MEGA Channel (1991–1994) 
Eleni Menegaki started her career as a model. In 1991, she participated in the MEGA Channel morning show "Proino Cocktail." A year later, she and Giorgos Polichroniou hosted the highly successful game show "MEGA Banca."

ANT1 (1995–2005) 
In 1994, she started in the successful ANT1 comedy TV show "Pater Imon" portraying a radio producer. The next year, she began hosting the ANT1 morning show Proinos Kafes . She continued hosting the show for 10 years with great success and soon the media named her "Queen of the morning zone."

ALPHA TV (2005–2020) 
In 2005, she left ANT1 and signed to Alpha TV . She became the hostess of the morning show "Kafes me tin Eleni." Despite low ratings in the first season, it soon became a great success, especially in the commercial target group 15–44 years of age. In its last season (2010-2011), "Kafes me tin Eleni" suffered the lowest ratings ever.

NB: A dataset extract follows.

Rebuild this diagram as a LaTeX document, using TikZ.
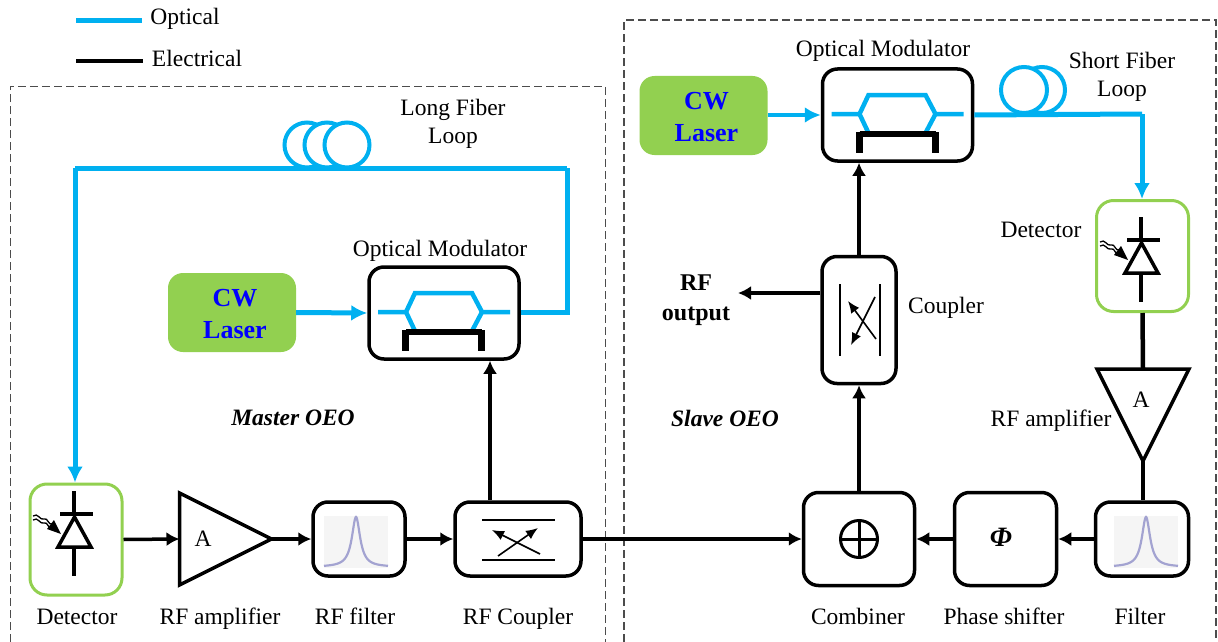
\documentclass[tikz,border=0pt]{standalone}
\usepackage{fontspec}
\setmainfont{Liberation Serif}
\usetikzlibrary{arrows.meta,shapes.geometric}
\definecolor{fibre}{RGB}{0,176,240}
\definecolor{leaf}{RGB}{146,208,80}
\definecolor{peak}{RGB}{120,120,190}
\tikzset{
  txt/.style={font=\fontsize{23.5}{28}\selectfont,inner sep=0pt,align=center},
  caption/.style={txt,anchor=base},
  boldtxt/.style={font=\fontsize{24}{30}\selectfont\bfseries,inner sep=0pt,align=center},
  slanttxt/.style={font=\fontsize{23.5}{30}\selectfont\bfseries\itshape,inner sep=0pt,align=center},
  lasertxt/.style={font=\fontsize{26}{32}\selectfont\bfseries,text=blue,align=center,inner sep=0pt},
  block/.style={draw,line width=3.5pt,rounded corners=15pt,minimum width=#1,inner sep=0pt},
  detbox/.style={draw=leaf,line width=3pt,rounded corners=17pt,minimum width=92pt,minimum height=111pt},
  laser/.style={fill=leaf,rounded corners=15pt,minimum width=128pt,minimum height=79pt,inner sep=0pt},
  amp/.style={draw,isosceles triangle,isosceles triangle stretches,line width=3.5pt,minimum width=92pt,minimum height=92pt,inner sep=0pt,outer sep=0pt,anchor=lower side},
  elec/.style={line width=3.5pt,-{Latex[length=13pt,width=14pt]}},
  wire/.style={line width=4.5pt},
  opt/.style={draw=fibre,line width=5pt,-{Latex[length=16pt,width=16pt]}},
  fib/.style={draw=fibre,line width=5pt},
  coil/.style={draw=fibre,line width=4pt,circle,fill=white,minimum size=45pt,inner sep=0pt},
  thin arrow/.style={line width=1.6pt,-{Latex[length=12pt,width=10pt]}},
  bound/.style={draw=black!70,line width=1pt,dash pattern=on 8pt off 4pt}
}
\begin{document}
\begin{tikzpicture}[x=1pt,y=-1pt,>=latex]
\useasboundingbox (0,0) rectangle (1218,642);
% group outlines
\draw[bound] (10,642) -- (10,86) -- (605,86) -- (605,642);
\draw[bound,line width=1.2pt] (624,642) -- (624,20) -- (1216,20) -- (1216,642);
% legend
\coordinate (optA) at (76,21);
\coordinate (optB) at (142,21);
\coordinate (elA) at (76,61);
\coordinate (elB) at (143,61);
\draw[fibre,line width=5pt] (optA) -- (optB);
\draw[line width=4pt] (elA) -- (elB);
\node[txt] (optical) at (185,18.5) {Optical};
\node[txt] (electrical) at (197,58) {Electrical};

% blocks
\node[detbox] (detM) at (76,539.5) {};
\node[block=92pt,minimum height=74pt] (filM) at (359,539) {};
\node[block=126pt,minimum height=74pt] (cplM) at (518,539) {};
\node[block=150pt,minimum height=92pt] (modM) at (444,313) {};
\node[laser] (lasM) at (232,312.5) {};
\node[lasertxt] (lasMtxt) at (235,314.5) {CW\\Laser};
\node[amp] (ampM) at (179.5,539) {};
\node[block=150pt,minimum height=92pt] (modS) at (897.5,115) {};
\node[laser] (lasS) at (703.5,115.5) {};
\node[lasertxt] (lasStxt) at (706.5,117.5) {CW\\Laser};
\node[block=74pt,minimum height=127pt] (cplS) at (859,320) {};
\node[detbox] (detS) at (1142.5,256) {};
\node[amp,shape border rotate=270] (ampS) at (1143,369) {};
\node[block=93pt,minimum height=74pt] (filS) at (1142,539) {};
\node[block=102pt,minimum height=93pt] (phs) at (1005.5,539) {};
\node[slanttxt,font=\fontsize{28}{30}\selectfont\bfseries\itshape] (phi) at (1001,537) {Φ};
\node[block=111pt,minimum height=93pt] (cmb) at (859,539) {};
\node[draw,circle,line width=3pt,minimum size=37pt,inner sep=0pt] (sum) at (859,539) {};
\draw[line width=3pt] (sum.north) -- (sum.south);
\draw[line width=3pt] (sum.west) -- (sum.east);

% fibre loops
\coordinate (fibB) at (75,168);
\coordinate (fibC) at (567,168);
\coordinate (fibD) at (567,312);
\node[coil] (coilA) at (307,145) {};
\node[coil] (coilB) at (327,145) {};
\node[coil] (coilC) at (347,145) {};
\node[coil,minimum size=46pt] (coilE) at (1042,90) {};
\node[coil,minimum size=46pt] (coilD) at (1024,90) {};
\coordinate (fibE) at (1142,114);
\draw[fib] (modM.east |- fibD) -- (fibD) -- (fibC);
\draw[fib] (fibC) -- (fibB);
\draw[opt] (fibB) -- (detM.north -| fibB);
\draw[opt] (lasM.east) -- (modM.west);
\draw[opt,line width=4pt] (lasS.east |- modS.west) -- (modS.west);
\draw[fib] (modS.east) -- (fibE);
\draw[opt] (fibE) -- (detS.north -| fibE);

% modulator insides
\foreach \mx/\my in {444/312,897.5/114}{
  \begin{scope}[shift={(\mx,\my)}]
    \draw[fibre,line width=4.5pt] (-66,0) -- (-38,0) -- (-29,-19) -- (28,-19) -- (38,0) -- (66,0);
    \draw[fibre,line width=4.5pt] (-38,0) -- (-29,19) (38,0) -- (28,19);
    \draw[line width=6pt] (-38,20) -- (38,20);
    \draw[line width=7pt] (-38.5,18) -- (-38.5,39);
    \draw[line width=7pt] (37.5,18) -- (37.5,39);
  \end{scope}
}
% diode symbols
\foreach \dx/\dy in {0/0,1067/-274}{
  \begin{scope}[shift={(\dx,\dy)}]
    \draw[line width=4pt] (74,491) -- (74,514);
    \draw[line width=4pt] (60,514) -- (93,514);
    \draw[line width=3.5pt,line join=miter] (74.5,517) -- (58,547) -- (91,547) -- cycle;
    \draw[line width=4pt] (74,547) -- (74,576);
    \draw[line width=1.3pt] (33,516) .. controls (38,512) and (40,521) .. (44,519) .. controls (48,517) and (48,526) .. (53,524);
    \draw[line width=1.3pt] (33,520) .. controls (38,516) and (40,525) .. (44,523) .. controls (48,521) and (48,530) .. (52,528);
    \fill (61,534) -- (47,529) -- (54,520) -- cycle;
  \end{scope}
}
% filter pictures
\foreach \fx/\fy in {356/542,1146/542}{
  \begin{scope}[shift={(\fx,\fy)}]
    \fill[black!4] (-32,-26) rectangle (32,26);
    \draw[peak,line width=2.2pt,opacity=.65,domain=-32:32,samples=121,smooth] plot (\x,{25-50/(1+(\x/5)*(\x/5))});
  \end{scope}
}
% coupler insides
\draw[line width=1.6pt] (482,520) -- (555,520);
\draw[line width=2.2pt] (482,560) -- (555,560);
\draw[thin arrow] (498,556) -- (538,528);
\draw[thin arrow] (540,554) -- (492,530);
\draw[line width=2pt] (840,284) -- (840,356);
\draw[line width=2pt] (880,284) -- (880,356);
\draw[thin arrow] (875,297) -- (851,345);
\draw[thin arrow] (876,339) -- (848,301);

% electrical links
\path[elec] (detM.east) edge (ampM.lower side);
\path[elec] (ampM.apex) edge (filM.west);
\path[elec] (filM.east) edge (cplM.west);
\path[elec] (cplM.east) edge (cmb.west);
\path[elec] (filS.west) edge (phs.east);
\path[elec] (phs.west) edge (cmb.east);
\path[elec] (cmb.north) edge (cplS.south);
\path[elec] (cplS.north) edge (modS.south -| cplS.north);
\path[wire] (detS.south) edge (ampS.lower side);
\path[wire] (ampS.apex) edge (filS.north -| ampS.apex);
\coordinate (rfout) at (738,293);
\coordinate (feedM) at (490,430);
\path[elec] (cplM.north -| feedM) edge (modM.south -| feedM);
\path[elec] (cplS.west |- rfout) edge (rfout);

% labels
\node[txt] (lblLong) at (453,124) {Long Fiber\\Loop};
\node[txt] (lblShort) at (1122,77) {Short Fiber\\Loop};
\node[txt] (lblModM) at (440,250.5) {Optical Modulator};
\node[txt] (lblModS) at (883,51) {Optical Modulator};
\node[boldtxt] (lblOut) at (696,300) {RF\\output};
\node[txt] (lblCpl) at (946,308) {Coupler};
\node[txt] (lblDetS) at (1041,230) {Detector};
\node[txt] (lblAmpS) at (1051,420.5) {RF amplifier};
\node[txt] (lblA) at (203,539) {A};
\node[txt] (lblB) at (1141,400) {A};
\node[slanttxt] (lblMaster) at (293,418) {Master OEO};
\node[slanttxt] (lblSlave) at (725,418) {Slave OEO};
\node[caption] (lblDet) at (77,624) {Detector};
\node[caption] (lblAmp) at (220,624) {RF amplifier};
\node[caption] (lblFil) at (355,624) {RF filter};
\node[caption] (lblCoup) at (518,624) {RF Coupler};
\node[caption] (lblCmb) at (858,624) {Combiner};
\node[caption] (lblPhs) at (1004,624) {Phase shifter};
\node[caption] (lblFilS) at (1140,624) {Filter};
\end{tikzpicture}
\end{document}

In 2011, Menegaki's show changed its time starting at 13:00 and aired under the new title "Eleni." TV ratings have fluctuated. In May 2020, she announced that this will be her last season doing the show as she decided to take a break.

MEGA Channel (2021–) 
In April 2021, Mega Channel announced that Menegaki would be on their channel presenting a new show.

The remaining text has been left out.